Fr Rector's sermon also was very challenging. As from the readings, the shadow of the cross starts to make its appearance early in Jesus' life. So we too have to be take up our cross, and be generous, to make sacrifice, to embrace suffering. And most importantly to consecrate our lives to God in the service of others. That they too may recognise Jesus as Simeon did.

Talking about Simeon, something that we learnt in the Divine Office class. Ever wondered why we say the Benedictus at Lauds, Magnificat at Vespers, and Nunc Dimitis at Compline. The Benedictus is the prayer of Zechariah (Lk 1:68-79) at the birth of his son John the Baptist. It is a prayer of expectation and hope, of the salvation that God has promised to us, Jesus, and so we too, in the morning, pray that we in the day would herald God's salvation to the world.

Then in the evening, we pray the Magnificat, Mary's prayer (Lk 1:46-55) because she is filled with the presence of our Lord in her womb. And we too acknowledge Christ presence with us, and give praise to God. And at the night prayer, we pray the Nunc Dimitis, which is the prayer of Simeon (Lk 2:29-32) who is so overjoyed to have seen God's salvation.

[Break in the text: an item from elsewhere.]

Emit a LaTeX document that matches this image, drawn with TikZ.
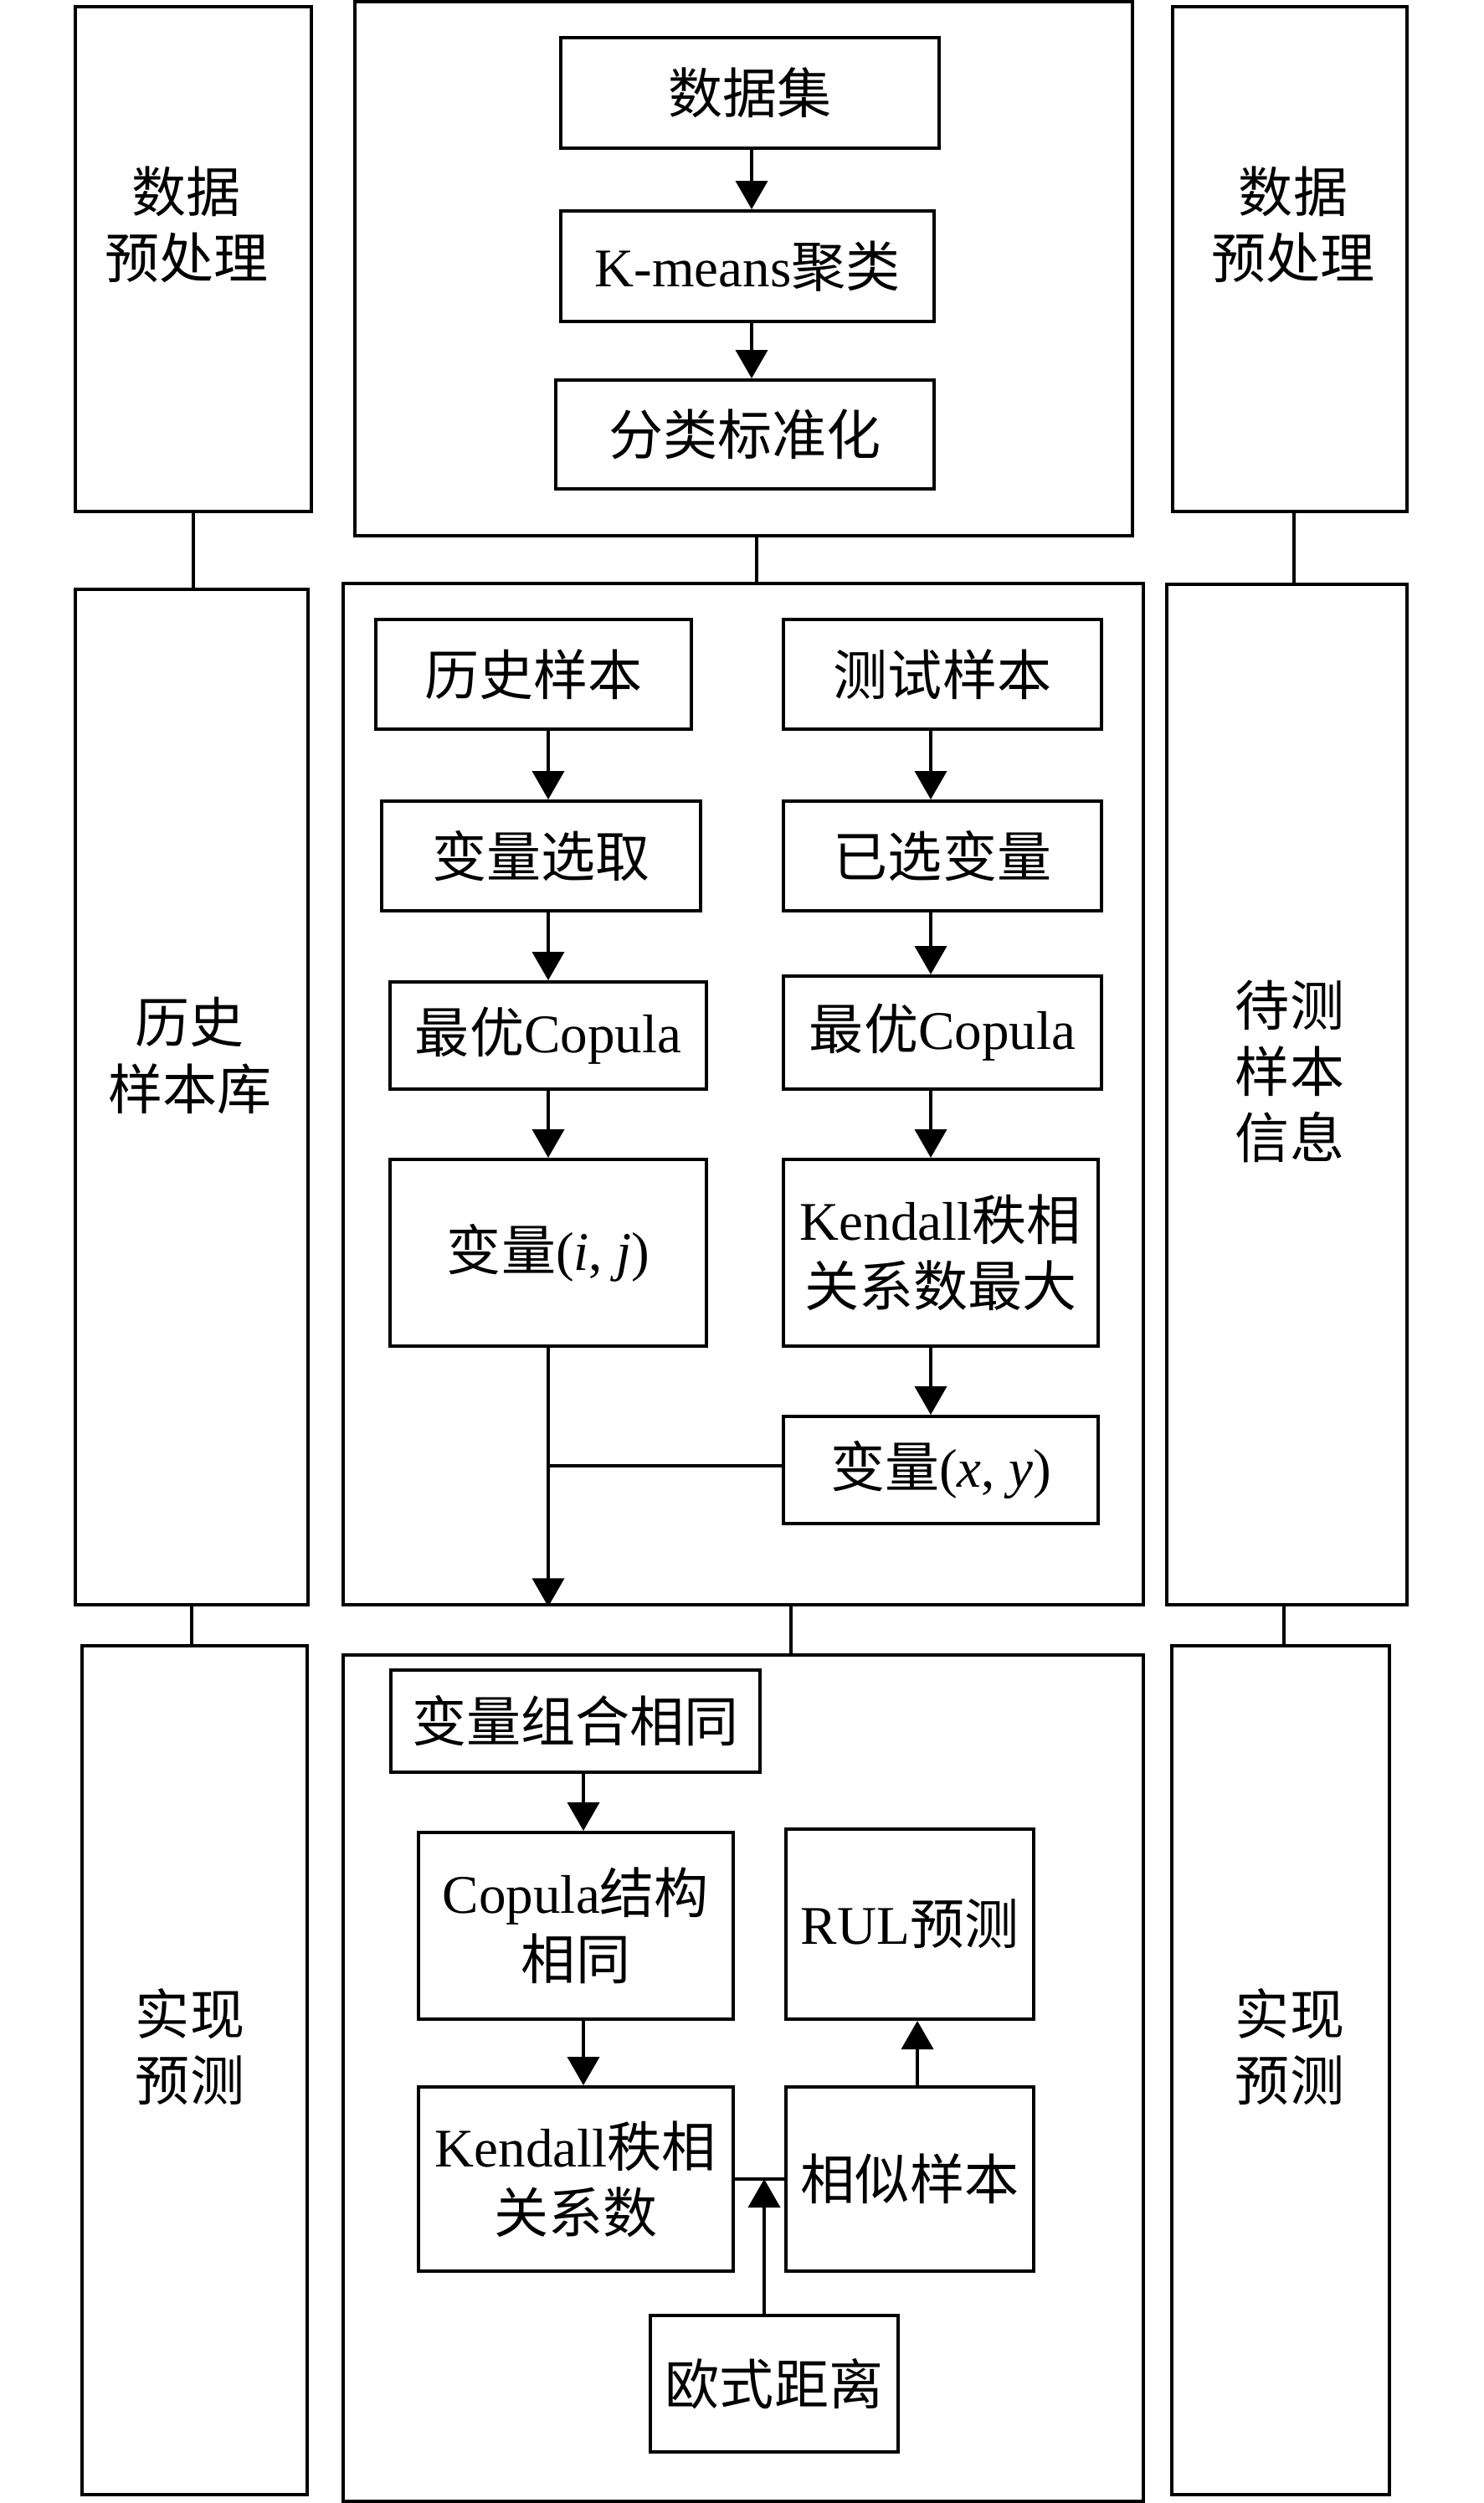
\documentclass[tikz,border=0pt]{standalone}
\usepackage{fontspec}
\setmainfont{Liberation Serif}
\newfontfamily\cjk{Noto Sans CJK SC}
\usetikzlibrary{arrows.meta,calc}
\newcommand\zh[1]{{\cjk #1}}
\begin{document}
\begin{tikzpicture}[x=0.01cm,y=-0.01cm,
  box/.style={draw,line width=1.1pt,inner sep=0pt,align=center,font=\fontsize{18.5}{22.5}\selectfont},
  lbl/.style={inner sep=0pt,align=center,font=\fontsize{18.5}{22.5}\selectfont},
  arr/.style={line width=1.1pt,-{Triangle[width=0.38cm,length=0.34cm]}},
  ln/.style={line width=1.1pt}]
\useasboundingbox[fill=white] (0,0) rectangle (1772,2990);

% side columns
\node[box,minimum width=2.82cm,minimum height=6.03cm] (preL) at (231,309.5) {};
\node[lbl] (preLt) at (223,268) {\zh{数据}\\\zh{预处理}};
\node[box,minimum width=2.78cm,minimum height=12.13cm] (hist) at (229,1310.5) {};
\node[lbl] (histt) at (227,1261) {\zh{历史}\\\zh{样本库}};
\node[box,minimum width=2.69cm,minimum height=10.14cm] (realL) at (232.5,2473) {};
\node[lbl] (realLt) at (227,2445) {\zh{实现}\\\zh{预测}};

\node[box,minimum width=2.80cm,minimum height=6.03cm] (preR) at (1541,309.5) {};
\node[lbl] (preRt) at (1545,268) {\zh{数据}\\\zh{预处理}};
\node[box,minimum width=2.87cm,minimum height=12.19cm] (dc) at (1537.5,1307.5) {};
\node[lbl] (dct) at (1541,1280) {\zh{待测}\\\zh{样本}\\\zh{信息}};
\node[box,minimum width=2.60cm,minimum height=10.14cm] (realR) at (1530,2473) {};
\node[lbl] (realRt) at (1541,2445) {\zh{实现}\\\zh{预测}};

% top group
\node[box,minimum width=9.29cm,minimum height=6.38cm] (topbox) at (888.5,321) {};
\node[box,minimum width=4.52cm,minimum height=1.32cm] (ds) at (896,111) {\zh{数据集}};
\node[box,minimum width=4.46cm,minimum height=1.32cm] (km) at (893,318) {K-means\zh{聚类}};
\node[box,minimum width=4.52cm,minimum height=1.30cm] (fl) at (890,519) {\zh{分类标准化}};

% middle group
\node[box,minimum width=9.56cm,minimum height=12.20cm] (midbox) at (888,1307) {};
\node[box,minimum width=3.77cm,minimum height=1.31cm] (hs) at (637.5,805.5) {\zh{历史样本}};
\node[box,minimum width=3.81cm,minimum height=1.31cm] (vs) at (646.5,1022.5) {\zh{变量选取}};
\node[box,minimum width=3.78cm,minimum height=1.28cm] (cl) at (655,1237) {\zh{最优}Copula};
\node[box,minimum width=3.78cm,minimum height=2.23cm] (vij) at (655,1496.5) {\zh{变量}(\textit{i}, \textit{j})};
\node[box,minimum width=3.80cm,minimum height=1.31cm] (ts) at (1126,805.5) {\zh{测试样本}};
\node[box,minimum width=3.80cm,minimum height=1.31cm] (yx) at (1126,1022.5) {\zh{已选变量}};
\node[box,minimum width=3.80cm,minimum height=1.35cm] (cr) at (1126,1233.5) {\zh{最优}Copula};
\node[box,minimum width=3.76cm,minimum height=2.23cm] (kd) at (1124,1496.5) {Kendall\zh{秩相}\\\zh{关系数最大}};
\node[box,minimum width=3.76cm,minimum height=1.28cm] (vxy) at (1124,1756) {\zh{变量}(\textit{x}, \textit{y})};

% bottom group
\node[box,minimum width=9.56cm,minimum height=10.11cm] (botbox) at (888,2482.5) {};
\node[box,minimum width=4.41cm,minimum height=1.22cm] (vzh) at (687.5,2056) {\zh{变量组合相同}};
\node[box,minimum width=3.76cm,minimum height=2.23cm] (cs) at (688,2300.5) {Copula\zh{结构}\\\zh{相同}};
\node[box,minimum width=3.76cm,minimum height=2.20cm] (kc) at (688,2603) {Kendall\zh{秩相}\\\zh{关系数}};
\node[box,minimum width=2.96cm,minimum height=2.27cm] (rul) at (1087,2298.5) {RUL\zh{预测}};
\node[box,minimum width=2.96cm,minimum height=2.20cm] (xs) at (1087,2603) {\zh{相似样本}};
\node[box,minimum width=2.96cm,minimum height=1.63cm] (oj) at (925,2847.5) {\zh{欧式距离}};

\coordinate (xr) at (1112,0);

% side connectors
\draw[ln] (preL.south) -- (preL.south |- hist.north);
\draw[ln] (hist.south) -- (hist.south |- realL.north);
\draw[ln] ([xshift=0.05cm]preR.south) -- ([xshift=0.05cm]preR.south |- dc.north);
\draw[ln] ([xshift=-0.035cm]dc.south) -- ([xshift=-0.035cm]dc.south |- realR.north);

% group connectors
\draw[ln] ([xshift=0.155cm]topbox.south) -- ([xshift=0.155cm]topbox.south |- midbox.north);
\draw[ln] ([xshift=0.57cm]midbox.south) -- ([xshift=0.57cm]midbox.south |- botbox.north);

% top arrows
\draw[arr] ([xshift=0.02cm]ds.south) -- ([xshift=0.02cm]ds.south |- km.north);
\draw[arr] ([xshift=0.05cm]km.south) -- ([xshift=0.05cm]km.south |- fl.north);

% middle arrows
\draw[arr] (hs.south -| vij.north) -- (vs.north -| vij.north);
\draw[arr] (vs.south -| vij.north) -- (cl.north -| vij.north);
\draw[arr] (cl.south) -- (vij.north);
\draw[arr] (ts.south -| xr) -- (yx.north -| xr);
\draw[arr] (yx.south -| xr) -- (cr.north -| xr);
\draw[arr] (cr.south -| xr) -- (kd.north -| xr);
\draw[arr] (kd.south -| xr) -- (vxy.north -| xr);
\draw[ln] ([yshift=0.05cm]vxy.west) -- ([yshift=0.05cm]vxy.west -| vij.south);
\draw[arr] (vij.south) -- (vij.south |- midbox.south);

% bottom arrows
\draw[arr] ([xshift=0.09cm]vzh.south -| cs.south) -- ([xshift=0.09cm]cs.north);
\draw[arr] ([xshift=0.09cm]cs.south) -- ([xshift=0.09cm]kc.north);
\draw[ln] (kc.east) -- (xs.west);
\draw[arr] ([xshift=-0.12cm]oj.north) -- ([xshift=-0.12cm]oj.north |- kc.east);
\draw[arr] ([xshift=0.09cm]xs.north) -- ([xshift=0.09cm]xs.north |- rul.south);
\end{tikzpicture}
\end{document}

Thus at the end of the day, we do our examen, where we reflect on the day that has passed, and where and how we have encountered and been with the Lord. Did we have the eyes of Simeon to be able to recognise His presence in our lives. We give praise for the times we did, and express regret for the times we were not open, and pray for continual growth in our lives.

This has really helped me make more sense of the divine office, and help me get into the mindset of what I'm really praying for each different time.